Goff: "For these reasons, I think overall the best theory of cosmic purpose is cosmopsychism, the view that the universe is itself a conscious mind with its own goals.”

What is a cosmic, conscious mind with its own goals if it's not what some folk call "God"?

GOFF: "I think human life can be very meaningful even if there is no cosmic purpose, so long as we engage in meaningful activities, such as kindness, creativity and the pursuit of knowledge.”

And so say all of us.

DAVID: You will note that is exactly what I have proposed in stating my all-knowing God knows His limits, because He is all-knowing. That means He is all-powerful with limits.

dhw: Stop there. How can anything or anyone be all-powerful with limits???

I've been saying it all along: I don't accept the Biblical view of God. My All-powerful God knows exactly the limits of what can be accomplished with the materials in hand, materials He created first. Remember He is all-knowing.


Dembski’s latest book

QUOTE: “Such analyses demonstrate evidence for design that is now so clear and rigorous that, for intellectually honest and sincere seekers of the truth, denying it is no longer feasible."

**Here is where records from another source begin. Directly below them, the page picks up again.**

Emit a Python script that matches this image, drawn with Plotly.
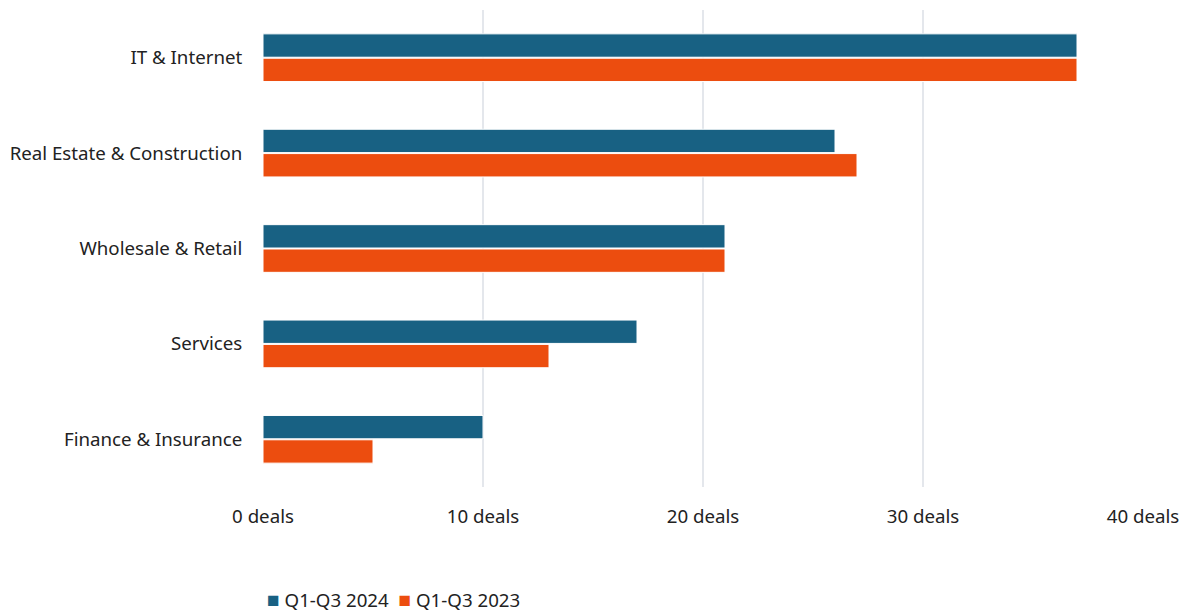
import plotly.graph_objects as go

categories = ["IT & Internet", "Real Estate & Construction", "Wholesale & Retail",
              "Services", "Finance & Insurance"]
deals_2024 = [37, 26, 21, 17, 10]
deals_2023 = [37, 27, 21, 13, 5]
series_names = ["Q1-Q3 2024", "Q1-Q3 2023"]
tick_values = [0, 10, 20, 30, 40]
tick_labels = ["0 deals", "10 deals", "20 deals", "30 deals", "40 deals"]

BLUE = "#186183"
ORANGE = "#ec4d0f"
FONT = "Noto Sans"
TEXT = "#222222"

fig = go.Figure()
for name, vals, color in [(series_names[0], deals_2024, BLUE),
                          (series_names[1], deals_2023, ORANGE)]:
    fig.add_trace(go.Bar(
        y=categories, x=vals, name=name, orientation="h",
        marker=dict(color=color, line=dict(color="white", width=1)),
        hovertemplate="%{y}: %{x} deals<extra>" + name + "</extra>",
        showlegend=False,
    ))

# compact legend row beneath the axis
legend_text = "  ".join(
    f'<span style="color:{c}; font-size:21px">■</span> {n}'
    for n, c in zip(series_names, [BLUE, ORANGE])
)
fig.add_annotation(
    text=legend_text, xref="paper", yref="paper", x=0.002, y=-0.235,
    xanchor="left", yanchor="middle", showarrow=False,
    font=dict(family=FONT, size=18.7, color=TEXT),
)

fig.update_layout(
    width=1192, height=613,
    margin=dict(l=263, r=49, t=10, b=126),
    paper_bgcolor="white", plot_bgcolor="white",
    barmode="group", bargap=0.49, bargroupgap=0.04,
    font=dict(family=FONT, size=18.7, color=TEXT),
    xaxis=dict(range=[0, 40], tickvals=tick_values, ticktext=tick_labels,
               showgrid=True, gridcolor="#e4e7ec", gridwidth=2, zeroline=False,
               showline=False, ticks="outside", ticklen=13, tickcolor="rgba(0,0,0,0)"),
    yaxis=dict(autorange="reversed", showgrid=False, zeroline=False, showline=False,
               ticks="outside", ticklen=16, tickcolor="rgba(0,0,0,0)"),
)

fig.write_html("out.html")
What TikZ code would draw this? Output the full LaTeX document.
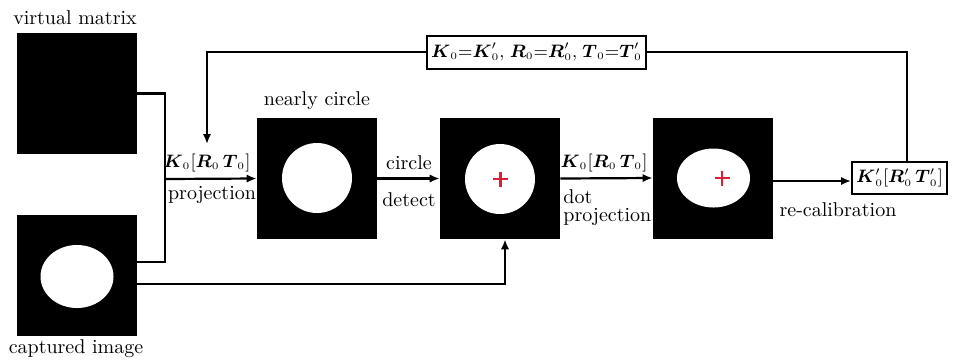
\documentclass[tikz,border=0pt]{standalone}
\usepackage{amsmath, amssymb}
\usepackage{tikz}
\usetikzlibrary{positioning,arrows.meta,shapes.geometric,shapes.misc}
\definecolor{markred}{RGB}{222,30,52}
\tikzset{
  flowarrow/.style={-{Latex[length=5pt,width=4.2pt]}, line width=1.1pt},
  flowline/.style={line width=1.1pt},
  imgbox/.style={fill=black, minimum width=60pt, minimum height=60.5pt, inner sep=0pt},
  hole/.style={ellipse, fill=white, inner sep=0pt},
  parbox/.style={draw, line width=1pt, fill=white, inner sep=2pt, align=center, font=\small},
  relabel/.style={font=\normalsize, inner sep=1pt},
  mathlabel/.style={font=\small, inner sep=1pt},
  centermark/.style={cross out, draw=markred, line width=1.4pt, rotate=45, minimum size=3.9pt, inner sep=0pt}
}
\newcommand{\bK}{\boldsymbol{K}}
\newcommand{\bR}{\boldsymbol{R}}
\newcommand{\bT}{\boldsymbol{T}}
\newcommand{\zsub}{_{\scriptscriptstyle 0}}

\begin{document}
\begin{tikzpicture}[x=0.5pt, y=-0.5pt, >=Latex]
  \useasboundingbox (0,0) rectangle (958,361);
  \node[imgbox] (vm) at (77,93.5) {};
  \node[imgbox] (ci) at (77,275.5) {};
  \node[imgbox] (nc) at (317,178.5) {};
  \node[imgbox] (cd) at (500,178.5) {};
  \node[imgbox] (dp) at (713,178) {};
  \node[hole, minimum width=36.5pt, minimum height=31.5pt] (ciell) at (77,276.5) {};
  \node[hole, minimum width=35pt, minimum height=35pt] (nccirc) at (317,178) {};
  \node[hole, minimum width=35pt, minimum height=35pt] (cdcirc) at (500,179) {};
  \node[hole, minimum width=36.5pt, minimum height=29.5pt] (dpell) at (713.5,178) {};
  \node[centermark] (cdmark) at (500.5,179) {};
  \node[centermark] (dpmark) at (722,178) {};
  \node[relabel] (vmlab) at (75,18) {virtual matrix};
  \node[relabel] (cilab) at (76,349) {captured image};
  \node[relabel] (nclab) at (317,101) {nearly circle};
  \node[parbox, minimum width=108.5pt, minimum height=16.5pt] (eq) at (536.5,52)
    {$\bK\zsub{=}\bK'\zsub{,}\;\bR\zsub{=}\bR'\zsub{,}\;\bT\zsub{=}\bT'\zsub$};
  \node[parbox, minimum width=47.5pt, minimum height=16pt] (kb) at (899.5,178)
    {$\bK'\zsub[\bR'\zsub\,\bT'\zsub]$};
  \coordinate (j1) at (165,93.5);
  \coordinate (j2) at (165,262);
  \coordinate (j3) at (165,179);
  \coordinate (fb) at (207,52);
  \coordinate (fbend) at (207,144);
  \coordinate (cibot) at (137,284);
  \coordinate (kbtop) at (907,162);
  \draw[flowline] (vm.east |- j1) -- (j1) -- (j2) -- (ci.east |- j2);
  \draw[flowarrow] (j3) -- (nc.west);
  \draw[flowarrow] (eq.west) -- (fb) -- (fbend);
  \draw[flowarrow] (nc.east) -- (cd.west);
  \draw[flowarrow] (cibot) -| ([xshift=2.5pt]cd.south);
  \draw[flowarrow] (cd.east) -- (dp.west);
  \draw[flowarrow] (dp.east |- 0,181) -- (kb.west |- 0,181);
  \draw[flowline] (kbtop) |- (eq.east);
  \node[mathlabel] (l1) at (207,163) {$\bK\zsub[\bR\zsub\,\bT\zsub]$};
  \node[relabel] (l2) at (212,195) {projection};
  \node[relabel] (l3) at (409,163) {circle};
  \node[relabel] (l4) at (409,200) {detect};
  \node[mathlabel] (l5) at (604,163) {$\bK\zsub[\bR\zsub\,\bT\zsub]$};
  \node[relabel, anchor=north west, align=left] (l6) at (561,187) {dot\\[-3pt]projection};
  \node[relabel] (l7) at (838,210) {re-calibration};
\end{tikzpicture}
\end{document}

dhw: Why on earth Dembski has to offer all the preceding, complicated analogies I do not know. All he needs to say is what David says in his comments: the complexity of living forms is such that it can only have been designed. Ten times simpler than the rest, and totally to the point!

Dembski has created mathematical formulas to describe his philosophical theories about proof of design. Many ID folks use his formulas in arguments.